We need more entrepreneurs in our profession that are not creating the firm of the future, but are creating their own unique firm. Notice some of the words in the above quote that we must become familiar with in building our businesses: art, inspiration, unique, insights, discoveries, courage, and patience. There is actually more room in business for intimacy than there are KPIs. Entrepreneurs often lead by their gut, rather than by rules. What holds us back from building the kinds of firms that are truly within our grasp? Not the fake firm of the future, but the firm we (you and I) were made to create?

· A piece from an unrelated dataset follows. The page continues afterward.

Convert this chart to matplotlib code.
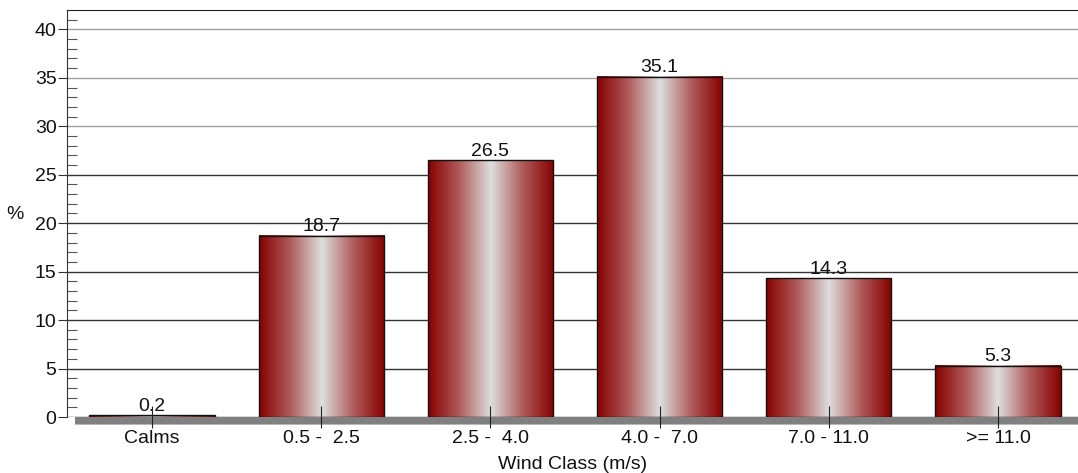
import matplotlib
matplotlib.use("Agg")
import matplotlib.pyplot as plt
import numpy as np
from matplotlib.colors import LinearSegmentedColormap
from matplotlib.patches import Rectangle
import matplotlib.transforms as mtransforms

categories = ["Calms", "0.5 -  2.5", "2.5 -  4.0", "4.0 -  7.0", "7.0 - 11.0", ">= 11.0"]
values = [0.2, 18.7, 26.5, 35.1, 14.3, 5.3]
value_labels = ["0.2", "18.7", "26.5", "35.1", "14.3", "5.3"]

plt.rcParams['font.family'] = ['Liberation Sans', 'DejaVu Sans']
FS = 14

W, H = 1078, 473
fig = plt.figure(figsize=(W / 100, H / 100), dpi=100)
ax = fig.add_axes([67 / W, 1 - 417 / H, (W - 67) / W, (417 - 10) / H])
ax.set_xlim(-0.502, 5.473)
ax.set_ylim(0, 42)

cmap = LinearSegmentedColormap.from_list("barg", ["#870000", "#b05c5c", "#dedede", "#b05c5c", "#870000"])
grad = np.linspace(0, 1, 256).reshape(1, -1)
bw = 0.74
x = np.arange(len(categories))
for xi, v, lab in zip(x, values, value_labels):
    ax.imshow(grad, cmap=cmap, aspect='auto', extent=(xi - bw / 2, xi + bw / 2, 0, v),
              zorder=3, interpolation='bicubic')
    ax.add_patch(Rectangle((xi - bw / 2, 0), bw, v, fill=False, edgecolor='#111111',
                           linewidth=1.0, zorder=4))
    ax.text(xi, v + 0.05, lab, ha='center', va='bottom', fontsize=FS, color='#111111', zorder=5)

# floor
trans = mtransforms.blended_transform_factory(ax.transAxes, ax.transData)
ax.add_patch(Rectangle((8 / (W - 67), -0.75), 1.0, 0.75, transform=trans, facecolor='#808080',
                       edgecolor='none', clip_on=False, zorder=2))
ax.add_patch(Rectangle((8 / (W - 67), -0.85), 1.0, 0.12, transform=trans, facecolor='#b8b8b8',
                       edgecolor='none', clip_on=False, zorder=2))

ax.set_xticks(x)
ax.set_xticklabels(categories, fontsize=FS, color='#111111')
ax.tick_params(axis='x', direction='inout', length=16, width=0.8, color='#222222', pad=1.5)
ax.xaxis.set_zorder(6)
ax.set_yticks(np.arange(0, 41, 5))
ax.set_yticks(np.arange(0, 42, 1), minor=True)
ax.tick_params(axis='y', which='major', direction='out', length=6.5, width=0.8, labelsize=FS,
               labelcolor='#111111', color='#333333', pad=1)
ax.tick_params(axis='y', which='minor', direction='in', length=7, width=0.8, color='#555555')

ax.grid(axis='y', which='major')
for tv, gl in zip(ax.get_yticks(), ax.yaxis.get_gridlines()):
    gl.set_linewidth(1.0)
    gl.set_color('#a0a0a0' if tv >= 30 else '#333333')
ax.yaxis.set_zorder(1)

ax.spines['bottom'].set_visible(False)
ax.spines['right'].set_visible(False)
ax.spines['top'].set_color('#222222')
ax.spines['left'].set_color('#333333')
ax.spines['left'].set_linewidth(0.8)

ax.set_xlabel("Wind Class (m/s)", fontsize=FS, color='#111111', labelpad=6)
ax.text(15 / W, 1 - 214 / H, "%", transform=fig.transFigure, ha='center', va='center',
        fontsize=FS, color='#111111')

fig.savefig("out.png", dpi=100)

Here are some contrarian ideas to ponder as we seek to eliminate the idea of the one firm of the future:

1. Profit is the reward for daring to be unique. Those that make excess amounts of profit are those that are excessively unique. Profit is the reward to those daring enough to stand out. But our profession is still intently committed to doing what everyone else is doing. Sure, you may make 12% margins for the rest of your life, but thats it. You will churn through tax season for the rest of your life with little to minimum increases in your profit, year after year. It’s a high when you sell something new for large profit margins. You’ve just tapped in to the beautiful exchange of creating huge value for your customer, while at the same time capturing some of that value for your firm. Dare to be unique.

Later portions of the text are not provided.